In flagrant violation of the provisions of the Customs’ Union Agreement between Turkey and the EU, Turkey is neither consulted nor allowed to participate in the negotiations of the Free Trade Area Agreements that the EU signs with the third countries. Nor the third countries are forced to conclude with Turkey Free Trade Area Agreements in similar terms as the one that the EU signs with these countries. As a result of this, the third countries delay or drag their legs for starting the negotiations of similar agreements with Turkey. Their industrial export commodities enter Turkey without paying customs duties while Turkish industrial commodities cannot enter the territories of these third countries because they did not sign Free Trade Area Agreement with Turkey. The EU continues to turn a deaf ear to Turkey’s insistent demands to stop this unfair practice.

CEFTA

The CEFTA may contribute to the participation of their members (Albania, Bosnia-Herzegovina, Croatia, Kosovo, Macedonia, Moldavia, Montenegro, Serbia) in the European integration.
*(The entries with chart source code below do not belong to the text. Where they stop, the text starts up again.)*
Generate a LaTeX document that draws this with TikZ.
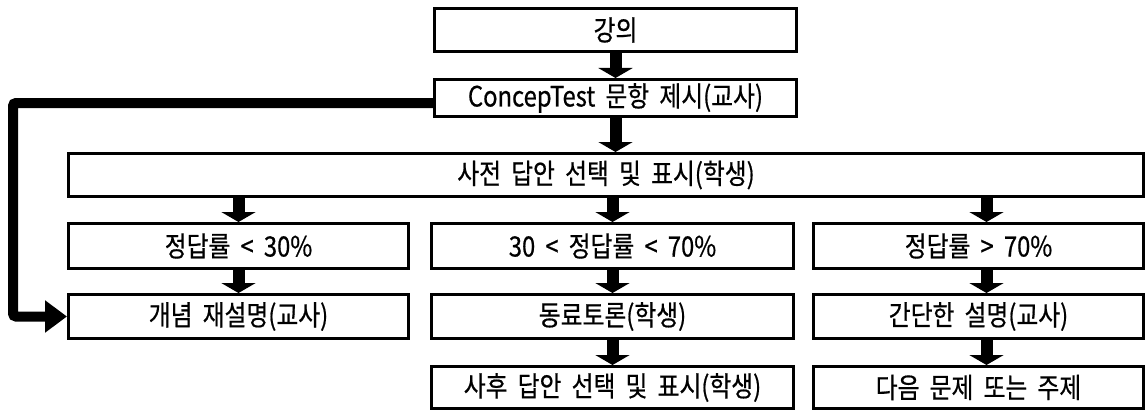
\documentclass[tikz,border=0pt]{standalone}
\usepackage{fontspec}
\newfontfamily\kr[FakeStretch=0.85,WordSpace=1.9,FakeBold=0.6]{Noto Sans CJK KR}
\usetikzlibrary{arrows.meta}
\tikzset{
  box/.style={draw, line width=3pt, inner sep=0pt, font=\kr\fontsize{28}{30}\selectfont},
  blk/.style={line width=12pt, -{Triangle[width=34pt,length=10pt]}},
  fb/.style={line width=10pt, rounded corners=3pt, -{Triangle[width=31pt,length=22pt]}}
}
\begin{document}
\begin{tikzpicture}[x=1pt,y=-1pt]
\useasboundingbox (0,0) rectangle (1148,412);
\node[box, minimum width=362pt, minimum height=43pt] (lec) at (615.5,30) {강의};
\node[box, minimum width=362pt, minimum height=37pt] (ct) at (615.5,98) {ConcepTest 문항 제시(교사)};
\node[box, minimum width=1075pt, minimum height=43pt] (sa) at (606,175) {사전 답안 선택 및 표시(학생)};
% row 2
\node[box, minimum width=340pt, minimum height=45pt] (la) at (238.5,246) {정답률 < 30\%};
\node[box, minimum width=362pt, minimum height=45pt] (ma) at (612.5,246) {30 < 정답률 < 70\%};
\node[box, minimum width=330pt, minimum height=45pt] (ra) at (978.5,246) {정답률 > 70\%};
% row 3
\node[box, minimum width=340pt, minimum height=44pt] (lb) at (238.5,316.5) {개념 재설명(교사)};
\node[box, minimum width=362pt, minimum height=44pt] (mb) at (612.5,316.5) {동료토론(학생)};
\node[box, minimum width=330pt, minimum height=44pt] (rb) at (978.5,316.5) {간단한 설명(교사)};
% row 4
\node[box, minimum width=362pt, minimum height=42pt] (mc) at (612.5,387.5) {사후 답안 선택 및 표시(학생)};
\node[box, minimum width=330pt, minimum height=42pt] (rc) at (978.5,387.5) {다음 문제 또는 주제};
% arrows
\draw[blk] (lec.south) -- (ct.north);
\draw[blk] (ct.south) -- (ct.south |- sa.north);
\draw[blk] (sa.south -| la.north) -- (la.north);
\draw[blk] (sa.south -| ma.north) -- (ma.north);
\draw[blk] ([xshift=8pt]sa.south -| ra.north) -- ([xshift=8pt]ra.north);
\draw[blk] (la.south) -- (lb.north);
\draw[blk] (ma.south) -- (mb.north);
\draw[blk] ([xshift=8pt]ra.south) -- ([xshift=8pt]rb.north);
\draw[blk] (mb.south) -- (mc.north);
\draw[blk] ([xshift=8pt]rb.south) -- ([xshift=8pt]rc.north);
\coordinate (c1) at (13,103);
\coordinate (c2) at (13,316.5);
\draw[fb] (ct.west |- c1) -- (c1) -- (c2) -- (lb.west);
\end{tikzpicture}
\end{document}
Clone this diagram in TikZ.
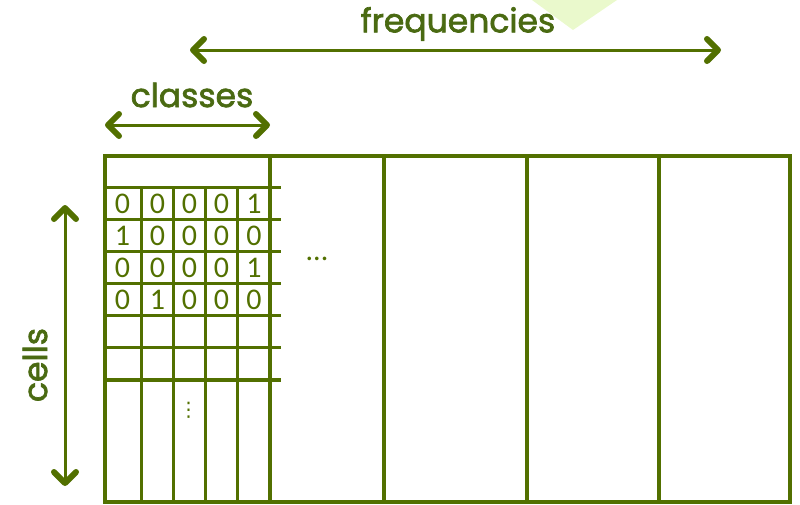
\documentclass[tikz,border=0pt]{standalone}
\usepackage{fontspec}
\setmainfont{Carlito}
\newfontfamily\handfont[FakeBold=2]{Poppins}
\newfontfamily\symfont{DejaVu Sans}
\usetikzlibrary{arrows.meta}
\definecolor{gridgreen}{HTML}{527000}
\definecolor{labelgreen}{HTML}{4A6A12}
\definecolor{paleLime}{HTML}{EAF9CC}
\begin{document}
\begin{tikzpicture}[x=1pt,y=-1pt,
  gridline/.style={draw=gridgreen,line width=3.6pt},
  dimarrow/.style={draw=gridgreen,line width=3pt,
    {Straight Barb[length=11pt,width=22pt,line width=6pt,round]}-{Straight Barb[length=11pt,width=22pt,line width=6pt,round]}},
  handlabel/.style={text=labelgreen,font=\handfont\fontsize{33}{33}\selectfont,inner sep=0pt},
  digit/.style={text=gridgreen,font=\fontsize{30}{30}\selectfont,inner sep=0pt}]
\useasboundingbox (0,0) rectangle (800,504);
% pale shape at top
\fill[paleLime] (532,0) -- (617,0) -- (573,30) -- cycle;
% outer frame and frequency columns
\draw[gridline] (105,156) rectangle (790,502);
\foreach \x in {270,384,527,659} \draw[gridline] (\x,156) -- (\x,502);
% class rows
\foreach \y in {187.5,219.5,251.5,283.5,315.5,347.5,380} \draw[gridline] (105,\y) -- (281,\y);
\foreach \x in {141.5,173.5,205.5,237.5} \draw[gridline] (\x,187.5) -- (\x,502);
% digits
\foreach \r/\row in {0/{0,0,0,0,1},1/{1,0,0,0,0},2/{0,0,0,0,1},3/{0,1,0,0,0}}{
  \foreach \d [count=\c from 0] in \row {
    \pgfmathsetmacro{\cx}{{122.5,157.5,189.5,221.5,254}[\c]}
    \node[digit] (d\r\c) at (\cx,{204+32*\r}) {\d};
  }
}
\node[text=gridgreen,font=\fontsize{30}{30}\selectfont,inner sep=0pt] (hdots) at (317,259) {...};
\node[text=gridgreen,font=\symfont\fontsize{20}{20}\selectfont,inner sep=0pt] (vdots) at (188.5,410.5) {⋮};
% dimension arrows
\coordinate (fL) at (190,50); \coordinate (fR) at (721,50);
\coordinate (cL) at (105,125); \coordinate (cR) at (270,125);
\coordinate (eT) at (65,205); \coordinate (eB) at (65,486);
\draw[dimarrow] (fL) -- (fR);
\draw[dimarrow] (cL) -- (cR);
\draw[dimarrow] (eT) -- (eB);
\node[handlabel] (freq) at (458,24) {frequencies};
\node[handlabel] (classes) at (192,95) {classes};
\node[handlabel,rotate=90] (cells) at (35,365) {cells};
\end{tikzpicture}
\end{document}
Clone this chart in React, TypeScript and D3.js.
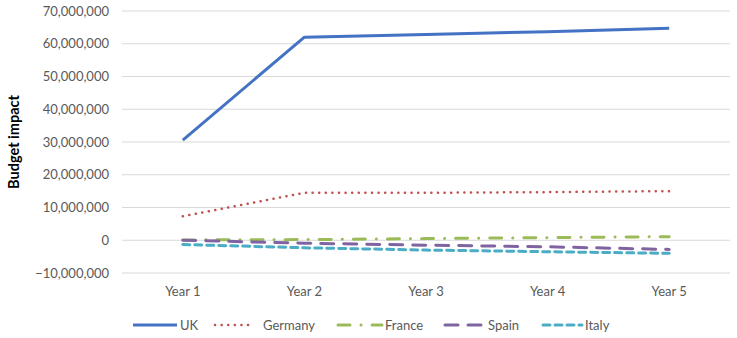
import React from "react";
import * as d3 from "d3";

const years = ["Year 1", "Year 2", "Year 3", "Year 4", "Year 5"];
const countries = ["UK", "Germany", "France", "Spain", "Italy"];
const uk = [30600000, 62000000, 62800000, 63700000, 64700000];
const germany = [7300000, 14500000, 14500000, 14700000, 15000000];
const france = [100000, 200000, 500000, 800000, 1100000];
const spain = [0, -900000, -1500000, -2000000, -2800000];
const italy = [-1300000, -2300000, -3000000, -3500000, -4000000];
const yTicks = [-10000000, 0, 10000000, 20000000, 30000000, 40000000, 50000000, 60000000, 70000000];

const seriesValues = [uk, germany, france, spain, italy];
const styles = [
  { color: "#4472C4", width: 3, dash: "", cap: "butt" },
  { color: "#C0504D", width: 2.5, dash: "0.1 6.5", cap: "round" },
  { color: "#9BBB59", width: 3, dash: "12 11 0.1 11", cap: "round" },
  { color: "#8064A2", width: 3, dash: "13 10", cap: "round" },
  { color: "#4BACC6", width: 3, dash: "7 5", cap: "round" },
];

const W = 737, H = 338;
const M = { left: 122, right: 730, top: 11, bottom: 273 };
const font = "Lato, 'Open Sans', sans-serif";

export default function App() {
  const x = d3.scaleBand<string>().domain(years).range([M.left, M.right]);
  const y = d3.scaleLinear().domain([-10000000, 70000000]).range([M.bottom, M.top]);
  const fmt = d3.format(",");
  const line = d3.line<number>().x((_, i) => (x(years[i]) as number) + x.bandwidth() / 2).y((d) => y(d));

  // legend swatch start, swatch length, label start
  const legendX = [133, 215, 338, 445, 543];
  const legendLen = [44, 38, 44, 38, 39];
  const labelX = [180, 263, 385, 488, 585];

  return (
    <div style={{ position: "absolute", left: 0, top: 0 }}>
      <svg width={W} height={H} style={{ display: "block", background: "#fff" }}>
        {yTicks.map((t) => (
          <g key={t}>
            <line x1={M.left} x2={M.right} y1={y(t)} y2={y(t)} stroke="#D9D9D9" strokeWidth={1} />
            <text x={109} y={y(t)} dy="0.35em" textAnchor="end" fontFamily={font} fontSize={13} fill="#595959">
              {fmt(t)}
            </text>
          </g>
        ))}
        {years.map((yr) => (
          <text key={yr} x={(x(yr) as number) + x.bandwidth() / 2} y={296} textAnchor="middle" fontFamily={font} fontSize={13} fill="#595959">
            {yr}
          </text>
        ))}
        <text transform={`translate(14,142) rotate(-90)`} textAnchor="middle" dy="0.35em" fontFamily={font} fontSize={14.5} fontWeight="bold" fill="#000">
          Budget impact
        </text>
        {seriesValues.map((vals, i) => (
          <path key={countries[i]} d={line(vals) || ""} fill="none" stroke={styles[i].color} strokeWidth={styles[i].width}
            strokeDasharray={styles[i].dash || undefined} strokeLinecap={styles[i].cap as any} strokeLinejoin="round" />
        ))}
        {countries.map((c, i) => (
          <g key={c}>
            <line x1={legendX[i]} x2={legendX[i] + legendLen[i]} y1={325} y2={325} stroke={styles[i].color} strokeWidth={styles[i].width}
              strokeDasharray={styles[i].dash || undefined} strokeLinecap={styles[i].cap as any} />
            <text x={labelX[i]} y={325} dy="0.35em" fontFamily={font} fontSize={13} fill="#595959">{c}</text>
          </g>
        ))}
      </svg>
    </div>
  );
}
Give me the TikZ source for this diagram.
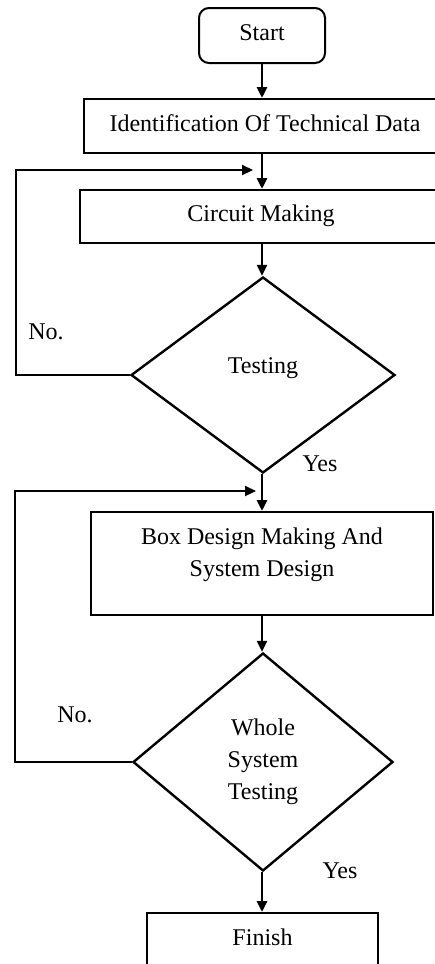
\documentclass[tikz,border=0pt]{standalone}
\usepackage{fontspec}
\setmainfont{Liberation Serif}
\usetikzlibrary{positioning, arrows.meta, shapes.geometric, calc}
\tikzstyle{arrow} = [line width=2.8pt, black, -{Triangle[length=11pt,width=10pt]}]
\tikzstyle{loopline} = [line width=2.2pt, black, -{Triangle[length=11pt,width=10pt]}]
\tikzset{
  startstop/.style={rectangle, rounded corners=10pt, draw, line width=2pt, minimum width=126pt, minimum height=55pt},
  process/.style={rectangle, draw, line width=2pt},
  oneline/.style={text height=17pt, text depth=7pt},
  decision/.style={diamond, draw, line width=2.4pt, inner sep=0pt, align=center}
}
\begin{document}
\begin{tikzpicture}[x=1pt, y=-1pt, font=\fontsize{24}{32}\selectfont]
  \useasboundingbox (0,0) rectangle (435,964);
  \clip (0,0) rectangle (435,964);

  % Start and first steps
  \node[startstop, oneline] (start) at (262,35.5) {Start};
  \node[process, oneline, minimum width=362pt, minimum height=54pt] (ident) at (265,126) {Identification Of Technical Data};
  \node[process, oneline, minimum width=363pt, minimum height=53pt] (circuit) at (261,216.5) {Circuit Making};

  % First test
  \node[decision, minimum width=264pt, minimum height=196pt, text height=17pt, text depth=21pt] (test) at (263,375) {Testing};

  % Box and system design
  \node[process, align=center, minimum width=342pt, minimum height=103pt, text depth=22pt] (design) at (262,563.5) {Box Design Making And\\System Design};

  % Whole system test
  \node[decision, minimum width=260pt, minimum height=218pt] (whole) at (263,762) {Whole\\System\\Testing};

  % Finish
  \node[process, anchor=north, minimum width=231pt, inner ysep=15pt, text height=17pt, text depth=40pt] (finish) at (262.5,912) {Finish};

  % Main flow
  \draw[arrow] (start.south) -- (start.south |- ident.north);
  \draw[arrow] (start.south |- ident.south) -- (start.south |- circuit.north);
  \draw[arrow] (start.south |- circuit.south) -- (start.south |- test.north);
  \draw[arrow] (start.south |- test.south) -- (start.south |- design.north);
  \draw[arrow] (start.south |- design.south) -- (start.south |- whole.north);
  \draw[arrow] (start.south |- whole.south) -- (start.south |- finish.north);

  % Feedback loops
  \coordinate (join1) at (253,170);
  \coordinate (join2) at (256,491);
  \draw[loopline] (test.west) -- ++(-114,0) |- (join1);
  \draw[loopline] (whole.west) -- ++(-117,0) |- (join2);

  % Answers
  \node at (46,332) {No.};
  \node at (320,463.5) {Yes};
  \node at (75,715) {No.};
  \node at (340,870.5) {Yes};
\end{tikzpicture}
\end{document}
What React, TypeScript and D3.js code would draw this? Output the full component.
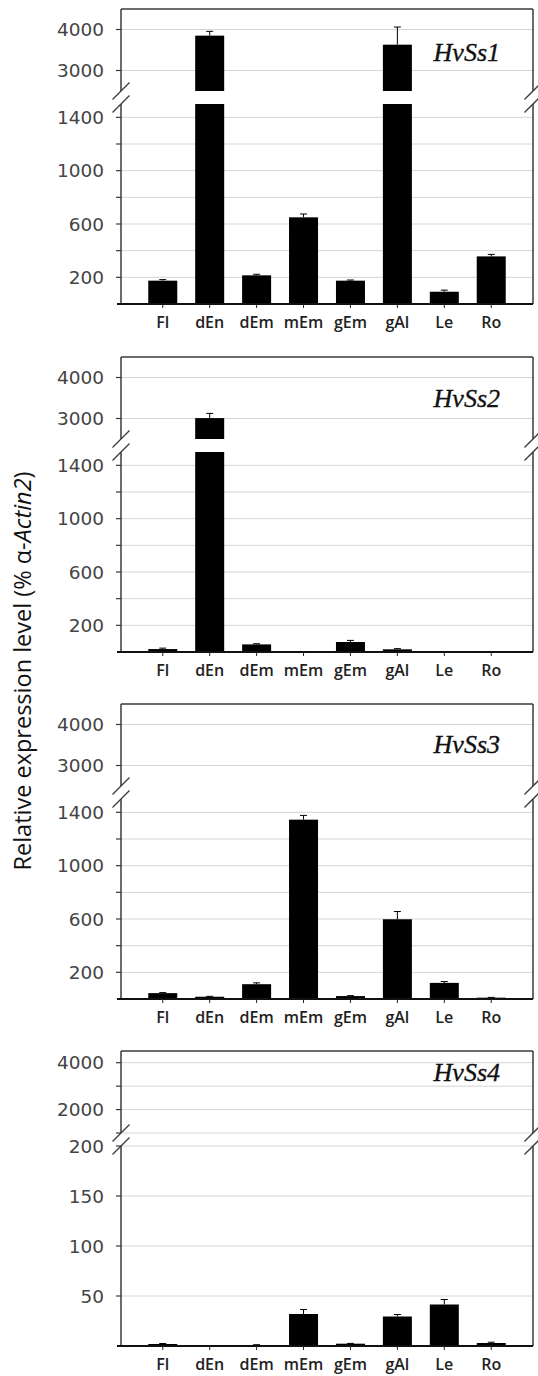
import React from "react";
import * as d3 from "d3";

const categories = ["Fl", "dEn", "dEm", "mEm", "gEm", "gAl", "Le", "Ro"];

const ss1Values = [175, 3850, 215, 650, 175, 3630, 92, 357];
const ss1Errors = [8, 105, 8, 25, 5, 430, 12, 15];
const ss2Values = [22, 3010, 57, 2, 75, 20, 1, 1];
const ss2Errors = [7, 115, 5, 0, 12, 5, 0, 0];
const ss3Values = [44, 17, 111, 1345, 22, 598, 121, 10];
const ss3Errors = [4, 3, 10, 32, 3, 58, 10, 2];
const ss4Values = [2, 0.3, 1, 32, 2.3, 29.5, 41.5, 3];
const ss4Errors = [0.5, 0, 0.3, 4.5, 0.3, 2, 5, 0.8];

const geneLabels = ["HvSs1", "HvSs2", "HvSs3", "HvSs4"];

const lowerTicksA = [200, 400, 600, 800, 1000, 1200, 1400];
const lowerLabelsA = [200, 600, 1000, 1400];
const upperTicksA = [3000, 4000];
const upperLabelsA = [3000, 4000];
const lowerTicksB = [50, 100, 150, 200];
const lowerLabelsB = [50, 100, 150, 200];
const upperTicksB = [1000, 2000, 3000, 4000];
const upperLabelsB = [2000, 4000];

const W = 538;
const H = 1376;
const X0 = 121;
const X1 = 533;
const UPPER_H = 82;
const GAP = 13;
const LOWER_H = 200;
const PANEL_H = UPPER_H + GAP + LOWER_H;
const BAR_W = 29;

type Panel = {
  label: string;
  values: number[];
  errors: number[];
  lowerMax: number;
  upperMin: number;
  upperMax: number;
  lowerTicks: number[];
  lowerLabels: number[];
  upperTicks: number[];
  upperLabels: number[];
  top: number;
  labelDy: number;
};

const panels: Panel[] = [
  { label: geneLabels[0], values: ss1Values, errors: ss1Errors, lowerMax: 1500, upperMin: 2500, upperMax: 4500, lowerTicks: lowerTicksA, lowerLabels: lowerLabelsA, upperTicks: upperTicksA, upperLabels: upperLabelsA, top: 9, labelDy: 52 },
  { label: geneLabels[1], values: ss2Values, errors: ss2Errors, lowerMax: 1500, upperMin: 2500, upperMax: 4500, lowerTicks: lowerTicksA, lowerLabels: lowerLabelsA, upperTicks: upperTicksA, upperLabels: upperLabelsA, top: 357, labelDy: 50 },
  { label: geneLabels[2], values: ss3Values, errors: ss3Errors, lowerMax: 1500, upperMin: 2500, upperMax: 4500, lowerTicks: lowerTicksA, lowerLabels: lowerLabelsA, upperTicks: upperTicksA, upperLabels: upperLabelsA, top: 704, labelDy: 49 },
  { label: geneLabels[3], values: ss4Values, errors: ss4Errors, lowerMax: 200, upperMin: 1000, upperMax: 4500, lowerTicks: lowerTicksB, lowerLabels: lowerLabelsB, upperTicks: upperTicksB, upperLabels: upperLabelsB, top: 1051, labelDy: 30 },
];

const x = d3.scalePoint<string>().domain(categories).range([X0, X1]).padding(0.89);

function PanelView({ p }: { p: Panel }) {
  const upperBottom = p.top + UPPER_H;
  const lowerTop = upperBottom + GAP;
  const axisY = p.top + PANEL_H;
  const yU = d3.scaleLinear().domain([p.upperMin, p.upperMax]).range([upperBottom, p.top]);
  const yL = d3.scaleLinear().domain([0, p.lowerMax]).range([axisY, lowerTop]);
  const gridColor = "#d4d4d4";
  const frameColor = "#3a3a3a";
  const labelFont = "DejaVu Sans";

  const slash = (cx: number, cy: number, key: string) => (
    <line key={key} x1={cx - 8.5} y1={cy + 8.5} x2={cx + 8.5} y2={cy - 8.5} stroke={frameColor} strokeWidth={1.3} />
  );

  return (
    <g>
      {p.lowerTicks.map((t) => (
        <line key={"gl" + t} x1={X0} x2={X1} y1={yL(t)} y2={yL(t)} stroke={gridColor} strokeWidth={1} />
      ))}
      {p.upperTicks.map((t) => (
        <line key={"gu" + t} x1={X0} x2={X1} y1={yU(t)} y2={yU(t)} stroke={gridColor} strokeWidth={1} />
      ))}
      {p.values.map((v, i) => {
        const cx = x(categories[i]) as number;
        const bx = cx - BAR_W / 2;
        const e = p.errors[i];
        const parts: React.ReactNode[] = [];
        if (v <= p.lowerMax) {
          parts.push(<rect key="l" x={bx} y={yL(v)} width={BAR_W} height={yL(0) - yL(v)} fill="#000" />);
          if (e > 0) {
            parts.push(<line key="e" x1={cx} x2={cx} y1={yL(v)} y2={yL(v + e)} stroke="#000" strokeWidth={1} />);
            parts.push(<line key="c" x1={cx - 3.5} x2={cx + 3.5} y1={yL(v + e)} y2={yL(v + e)} stroke="#000" strokeWidth={1} />);
          }
        } else {
          parts.push(<rect key="l" x={bx} y={yL(p.lowerMax)} width={BAR_W} height={yL(0) - yL(p.lowerMax)} fill="#000" />);
          parts.push(<rect key="u" x={bx} y={yU(v)} width={BAR_W} height={yU(p.upperMin) - yU(v)} fill="#000" />);
          if (e > 0) {
            parts.push(<line key="e" x1={cx} x2={cx} y1={yU(v)} y2={yU(v + e)} stroke="#000" strokeWidth={1} />);
            parts.push(<line key="c" x1={cx - 3.5} x2={cx + 3.5} y1={yU(v + e)} y2={yU(v + e)} stroke="#000" strokeWidth={1} />);
          }
        }
        return <g key={"b" + i}>{parts}</g>;
      })}
      <line x1={X0} x2={X1} y1={p.top} y2={p.top} stroke={frameColor} strokeWidth={1.5} />
      <line x1={X0} x2={X0} y1={p.top} y2={upperBottom} stroke={frameColor} strokeWidth={1.5} />
      <line x1={X0} x2={X0} y1={lowerTop} y2={axisY} stroke={frameColor} strokeWidth={1.5} />
      <line x1={X1} x2={X1} y1={p.top} y2={upperBottom} stroke={frameColor} strokeWidth={1.5} />
      <line x1={X1} x2={X1} y1={lowerTop} y2={axisY} stroke={frameColor} strokeWidth={1.5} />
      {slash(X0, upperBottom, "s1")}
      {slash(X0, lowerTop, "s2")}
      {slash(X1, upperBottom, "s3")}
      {slash(X1, lowerTop, "s4")}
      <line x1={X0 - 4} x2={X1} y1={axisY} y2={axisY} stroke="#111" strokeWidth={2} />
      {categories.map((c) => (
        <g key={"xt" + c}>
          <line x1={x(c) as number} x2={x(c) as number} y1={axisY} y2={axisY + 4} stroke="#222" strokeWidth={1} />
          <text x={x(c) as number} y={axisY + 24} textAnchor="middle" fontFamily="Open Sans" fontWeight={600} fontSize={16} fill="#222">
            {c}
          </text>
        </g>
      ))}
      {p.lowerTicks.map((t) => (
        <line key={"tl" + t} x1={X0 - 5} x2={X0} y1={yL(t)} y2={yL(t)} stroke={frameColor} strokeWidth={1.2} />
      ))}
      {p.upperTicks.map((t) => (
        <line key={"tu" + t} x1={X0 - 5} x2={X0} y1={yU(t)} y2={yU(t)} stroke={frameColor} strokeWidth={1.2} />
      ))}
      {p.lowerLabels.map((t) => (
        <text key={"ll" + t} x={104} y={yL(t)} dy="0.36em" textAnchor="end" fontFamily={labelFont} fontSize={18.5} fill="#444">
          {t}
        </text>
      ))}
      {p.upperLabels.map((t) => (
        <text key={"lu" + t} x={104} y={yU(t)} dy="0.36em" textAnchor="end" fontFamily={labelFont} fontSize={18.5} fill="#444">
          {t}
        </text>
      ))}
      <text x={500} y={p.top + p.labelDy} textAnchor="end" fontFamily="Liberation Serif" fontStyle="italic" fontSize={26} fill="#111" stroke="#111" strokeWidth={0.35}>
        {p.label}
      </text>
    </g>
  );
}

export default function App() {
  return (
    <svg width={W} height={H} style={{ position: "absolute", left: 0, top: 0, background: "#fff" }}>
      <rect x={0} y={0} width={W} height={H} fill="#fff" />
      {panels.map((p, i) => (
        <PanelView key={i} p={p} />
      ))}
      <text
        transform="translate(31,671) rotate(-90)"
        textAnchor="middle"
        fontFamily="Open Sans"
        fontSize={23.5}
        fill="#111"
      >
        Relative expression level (% α-<tspan fontStyle="italic">Actin2</tspan>)
      </text>
    </svg>
  );
}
Firstly this arrangement may increase the trade among the members and the EU. If this possibility for the increase in trade is also supported by appropriate economic and investment policies, the region can achieve the desired economic growth after decades of internal problems and conflicts.

Secondly, political stability is surely to follow, if the envisaged mechanism of free trade is implemented.

Lastly but most importantly, this regional mechanisms can also serve as a preparation process for better integration of the members with the EU.

Potential of the Balkans

Balkans has always been a trade route throughout the history, between the West and the East, as well as the North and the South. The countries of the region also possess a sufficient infrastructure and production capacity. This capacity can be improved by increasing trade and foreign investments. Therefore there is a huge potential in the region.

Complementarity of different regional arrangements

Before concluding my remarks, I would like to emphasize one point. Different regional arrangements should not be considered as competing trading blocks, they should rather complement each other. Especially in the case of Europe, all these regional arrangements should be considered as regional mechanisms to facilitate the participation in greater European integration.